#### AIM OF THE EXERCISE:
Restate the listing below word for word, omitting any images.

#### SUPPLIED DATA:
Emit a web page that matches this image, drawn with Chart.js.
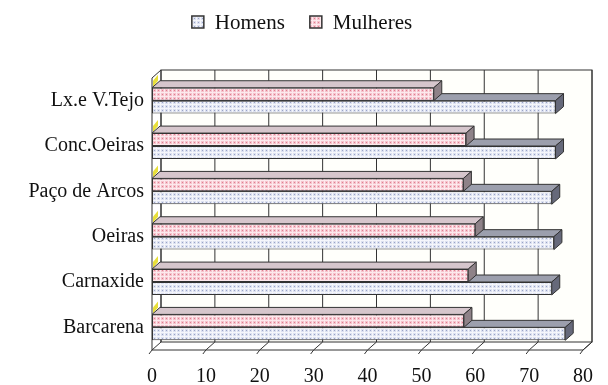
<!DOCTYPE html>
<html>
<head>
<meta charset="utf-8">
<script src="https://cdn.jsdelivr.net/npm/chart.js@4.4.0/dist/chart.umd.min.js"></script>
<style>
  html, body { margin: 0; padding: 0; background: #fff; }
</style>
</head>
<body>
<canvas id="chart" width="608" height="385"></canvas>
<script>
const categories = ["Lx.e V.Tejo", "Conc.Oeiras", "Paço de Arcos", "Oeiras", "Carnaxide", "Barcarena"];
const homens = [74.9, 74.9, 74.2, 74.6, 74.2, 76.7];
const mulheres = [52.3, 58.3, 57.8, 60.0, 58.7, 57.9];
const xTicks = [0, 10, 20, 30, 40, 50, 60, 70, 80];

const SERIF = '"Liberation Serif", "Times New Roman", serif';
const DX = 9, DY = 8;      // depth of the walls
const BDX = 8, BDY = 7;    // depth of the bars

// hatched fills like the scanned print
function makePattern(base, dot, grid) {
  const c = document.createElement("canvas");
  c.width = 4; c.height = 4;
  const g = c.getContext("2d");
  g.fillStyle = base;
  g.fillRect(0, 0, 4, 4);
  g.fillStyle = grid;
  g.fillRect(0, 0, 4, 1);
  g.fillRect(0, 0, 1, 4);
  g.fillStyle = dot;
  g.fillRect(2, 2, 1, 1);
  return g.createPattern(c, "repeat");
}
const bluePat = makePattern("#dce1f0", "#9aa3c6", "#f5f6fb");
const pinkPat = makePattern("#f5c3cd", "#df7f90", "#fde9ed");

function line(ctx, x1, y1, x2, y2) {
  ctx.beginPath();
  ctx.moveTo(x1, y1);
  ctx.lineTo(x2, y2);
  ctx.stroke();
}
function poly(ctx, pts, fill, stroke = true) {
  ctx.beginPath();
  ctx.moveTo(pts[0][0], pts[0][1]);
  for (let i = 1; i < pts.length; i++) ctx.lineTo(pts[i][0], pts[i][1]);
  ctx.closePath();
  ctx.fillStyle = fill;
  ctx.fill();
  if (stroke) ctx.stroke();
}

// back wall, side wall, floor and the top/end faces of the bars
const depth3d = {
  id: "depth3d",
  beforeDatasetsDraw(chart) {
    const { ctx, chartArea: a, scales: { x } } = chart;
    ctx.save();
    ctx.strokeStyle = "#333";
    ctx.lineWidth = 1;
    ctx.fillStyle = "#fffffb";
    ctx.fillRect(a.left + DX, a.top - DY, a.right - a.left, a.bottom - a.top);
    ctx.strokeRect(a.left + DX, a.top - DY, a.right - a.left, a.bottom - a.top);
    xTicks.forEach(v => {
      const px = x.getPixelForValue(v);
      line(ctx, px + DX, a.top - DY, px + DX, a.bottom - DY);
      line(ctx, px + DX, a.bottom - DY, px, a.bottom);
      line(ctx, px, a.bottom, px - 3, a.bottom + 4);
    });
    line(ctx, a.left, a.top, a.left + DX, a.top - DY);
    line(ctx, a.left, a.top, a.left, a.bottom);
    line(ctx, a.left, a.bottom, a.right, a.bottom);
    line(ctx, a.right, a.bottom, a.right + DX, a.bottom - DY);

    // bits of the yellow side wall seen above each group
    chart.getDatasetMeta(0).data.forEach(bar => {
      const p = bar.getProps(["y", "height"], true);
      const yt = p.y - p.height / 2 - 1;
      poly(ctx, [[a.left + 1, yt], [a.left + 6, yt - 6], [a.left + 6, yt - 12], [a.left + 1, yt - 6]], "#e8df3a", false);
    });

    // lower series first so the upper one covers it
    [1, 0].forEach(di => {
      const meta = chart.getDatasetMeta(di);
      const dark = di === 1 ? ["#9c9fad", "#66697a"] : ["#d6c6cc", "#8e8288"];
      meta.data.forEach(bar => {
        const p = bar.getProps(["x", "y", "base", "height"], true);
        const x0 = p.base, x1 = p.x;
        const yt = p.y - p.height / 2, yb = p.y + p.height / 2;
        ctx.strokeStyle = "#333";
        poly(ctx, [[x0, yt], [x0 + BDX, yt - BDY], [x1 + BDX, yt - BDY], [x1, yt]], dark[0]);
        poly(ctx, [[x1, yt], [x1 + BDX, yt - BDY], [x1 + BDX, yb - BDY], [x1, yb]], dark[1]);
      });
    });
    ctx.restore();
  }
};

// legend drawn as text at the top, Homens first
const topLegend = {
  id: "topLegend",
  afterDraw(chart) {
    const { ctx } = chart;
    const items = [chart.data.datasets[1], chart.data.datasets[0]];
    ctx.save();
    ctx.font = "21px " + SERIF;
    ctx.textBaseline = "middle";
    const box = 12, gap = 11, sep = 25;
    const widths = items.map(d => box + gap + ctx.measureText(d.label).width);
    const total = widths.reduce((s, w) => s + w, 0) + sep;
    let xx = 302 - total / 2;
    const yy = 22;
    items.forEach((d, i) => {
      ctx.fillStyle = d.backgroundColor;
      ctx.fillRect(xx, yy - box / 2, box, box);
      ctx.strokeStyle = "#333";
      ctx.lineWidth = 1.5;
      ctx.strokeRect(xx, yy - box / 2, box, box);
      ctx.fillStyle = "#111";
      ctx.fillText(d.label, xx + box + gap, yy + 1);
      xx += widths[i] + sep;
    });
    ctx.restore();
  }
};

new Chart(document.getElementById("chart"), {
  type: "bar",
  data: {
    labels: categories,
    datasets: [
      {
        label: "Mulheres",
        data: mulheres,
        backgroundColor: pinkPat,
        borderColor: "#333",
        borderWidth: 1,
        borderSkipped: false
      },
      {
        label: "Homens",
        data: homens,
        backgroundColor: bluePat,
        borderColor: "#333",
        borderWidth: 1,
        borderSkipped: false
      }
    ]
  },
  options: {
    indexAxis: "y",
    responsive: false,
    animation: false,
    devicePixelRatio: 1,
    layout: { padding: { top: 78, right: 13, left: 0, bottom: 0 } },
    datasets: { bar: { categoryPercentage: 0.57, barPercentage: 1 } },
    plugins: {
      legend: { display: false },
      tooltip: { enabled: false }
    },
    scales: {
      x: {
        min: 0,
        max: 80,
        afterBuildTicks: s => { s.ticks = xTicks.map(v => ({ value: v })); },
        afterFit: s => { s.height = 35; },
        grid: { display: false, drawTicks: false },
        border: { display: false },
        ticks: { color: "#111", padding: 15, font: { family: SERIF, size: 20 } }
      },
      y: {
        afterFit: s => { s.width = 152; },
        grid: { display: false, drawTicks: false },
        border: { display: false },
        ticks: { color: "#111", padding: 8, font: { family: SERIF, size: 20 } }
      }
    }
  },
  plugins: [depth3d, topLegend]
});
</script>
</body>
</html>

#### SOLUTION:
Emit a web page that matches this image, drawn with Chart.js.
<!DOCTYPE html>
<html>
<head>
<meta charset="utf-8">
<script src="https://cdn.jsdelivr.net/npm/chart.js@4.4.0/dist/chart.umd.min.js"></script>
<style>
  html, body { margin: 0; padding: 0; background: #fff; }
</style>
</head>
<body>
<canvas id="chart" width="608" height="385"></canvas>
<script>
const categories = ["Lx.e V.Tejo", "Conc.Oeiras", "Paço de Arcos", "Oeiras", "Carnaxide", "Barcarena"];
const homens = [74.9, 74.9, 74.2, 74.6, 74.2, 76.7];
const mulheres = [52.3, 58.3, 57.8, 60.0, 58.7, 57.9];
const xTicks = [0, 10, 20, 30, 40, 50, 60, 70, 80];

const SERIF = '"Liberation Serif", "Times New Roman", serif';
const DX = 9, DY = 8;      // depth of the walls
const BDX = 8, BDY = 7;    // depth of the bars

// hatched fills like the scanned print
function makePattern(base, dot, grid) {
  const c = document.createElement("canvas");
  c.width = 4; c.height = 4;
  const g = c.getContext("2d");
  g.fillStyle = base;
  g.fillRect(0, 0, 4, 4);
  g.fillStyle = grid;
  g.fillRect(0, 0, 4, 1);
  g.fillRect(0, 0, 1, 4);
  g.fillStyle = dot;
  g.fillRect(2, 2, 1, 1);
  return g.createPattern(c, "repeat");
}
const bluePat = makePattern("#dce1f0", "#9aa3c6", "#f5f6fb");
const pinkPat = makePattern("#f5c3cd", "#df7f90", "#fde9ed");

function line(ctx, x1, y1, x2, y2) {
  ctx.beginPath();
  ctx.moveTo(x1, y1);
  ctx.lineTo(x2, y2);
  ctx.stroke();
}
function poly(ctx, pts, fill, stroke = true) {
  ctx.beginPath();
  ctx.moveTo(pts[0][0], pts[0][1]);
  for (let i = 1; i < pts.length; i++) ctx.lineTo(pts[i][0], pts[i][1]);
  ctx.closePath();
  ctx.fillStyle = fill;
  ctx.fill();
  if (stroke) ctx.stroke();
}

// back wall, side wall, floor and the top/end faces of the bars
const depth3d = {
  id: "depth3d",
  beforeDatasetsDraw(chart) {
    const { ctx, chartArea: a, scales: { x } } = chart;
    ctx.save();
    ctx.strokeStyle = "#333";
    ctx.lineWidth = 1;
    ctx.fillStyle = "#fffffb";
    ctx.fillRect(a.left + DX, a.top - DY, a.right - a.left, a.bottom - a.top);
    ctx.strokeRect(a.left + DX, a.top - DY, a.right - a.left, a.bottom - a.top);
    xTicks.forEach(v => {
      const px = x.getPixelForValue(v);
      line(ctx, px + DX, a.top - DY, px + DX, a.bottom - DY);
      line(ctx, px + DX, a.bottom - DY, px, a.bottom);
      line(ctx, px, a.bottom, px - 3, a.bottom + 4);
    });
    line(ctx, a.left, a.top, a.left + DX, a.top - DY);
    line(ctx, a.left, a.top, a.left, a.bottom);
    line(ctx, a.left, a.bottom, a.right, a.bottom);
    line(ctx, a.right, a.bottom, a.right + DX, a.bottom - DY);

    // bits of the yellow side wall seen above each group
    chart.getDatasetMeta(0).data.forEach(bar => {
      const p = bar.getProps(["y", "height"], true);
      const yt = p.y - p.height / 2 - 1;
      poly(ctx, [[a.left + 1, yt], [a.left + 6, yt - 6], [a.left + 6, yt - 12], [a.left + 1, yt - 6]], "#e8df3a", false);
    });

    // lower series first so the upper one covers it
    [1, 0].forEach(di => {
      const meta = chart.getDatasetMeta(di);
      const dark = di === 1 ? ["#9c9fad", "#66697a"] : ["#d6c6cc", "#8e8288"];
      meta.data.forEach(bar => {
        const p = bar.getProps(["x", "y", "base", "height"], true);
        const x0 = p.base, x1 = p.x;
        const yt = p.y - p.height / 2, yb = p.y + p.height / 2;
        ctx.strokeStyle = "#333";
        poly(ctx, [[x0, yt], [x0 + BDX, yt - BDY], [x1 + BDX, yt - BDY], [x1, yt]], dark[0]);
        poly(ctx, [[x1, yt], [x1 + BDX, yt - BDY], [x1 + BDX, yb - BDY], [x1, yb]], dark[1]);
      });
    });
    ctx.restore();
  }
};

// legend drawn as text at the top, Homens first
const topLegend = {
  id: "topLegend",
  afterDraw(chart) {
    const { ctx } = chart;
    const items = [chart.data.datasets[1], chart.data.datasets[0]];
    ctx.save();
    ctx.font = "21px " + SERIF;
    ctx.textBaseline = "middle";
    const box = 12, gap = 11, sep = 25;
    const widths = items.map(d => box + gap + ctx.measureText(d.label).width);
    const total = widths.reduce((s, w) => s + w, 0) + sep;
    let xx = 302 - total / 2;
    const yy = 22;
    items.forEach((d, i) => {
      ctx.fillStyle = d.backgroundColor;
      ctx.fillRect(xx, yy - box / 2, box, box);
      ctx.strokeStyle = "#333";
      ctx.lineWidth = 1.5;
      ctx.strokeRect(xx, yy - box / 2, box, box);
      ctx.fillStyle = "#111";
      ctx.fillText(d.label, xx + box + gap, yy + 1);
      xx += widths[i] + sep;
    });
    ctx.restore();
  }
};

new Chart(document.getElementById("chart"), {
  type: "bar",
  data: {
    labels: categories,
    datasets: [
      {
        label: "Mulheres",
        data: mulheres,
        backgroundColor: pinkPat,
        borderColor: "#333",
        borderWidth: 1,
        borderSkipped: false
      },
      {
        label: "Homens",
        data: homens,
        backgroundColor: bluePat,
        borderColor: "#333",
        borderWidth: 1,
        borderSkipped: false
      }
    ]
  },
  options: {
    indexAxis: "y",
    responsive: false,
    animation: false,
    devicePixelRatio: 1,
    layout: { padding: { top: 78, right: 13, left: 0, bottom: 0 } },
    datasets: { bar: { categoryPercentage: 0.57, barPercentage: 1 } },
    plugins: {
      legend: { display: false },
      tooltip: { enabled: false }
    },
    scales: {
      x: {
        min: 0,
        max: 80,
        afterBuildTicks: s => { s.ticks = xTicks.map(v => ({ value: v })); },
        afterFit: s => { s.height = 35; },
        grid: { display: false, drawTicks: false },
        border: { display: false },
        ticks: { color: "#111", padding: 15, font: { family: SERIF, size: 20 } }
      },
      y: {
        afterFit: s => { s.width = 152; },
        grid: { display: false, drawTicks: false },
        border: { display: false },
        ticks: { color: "#111", padding: 8, font: { family: SERIF, size: 20 } }
      }
    }
  },
  plugins: [depth3d, topLegend]
});
</script>
</body>
</html>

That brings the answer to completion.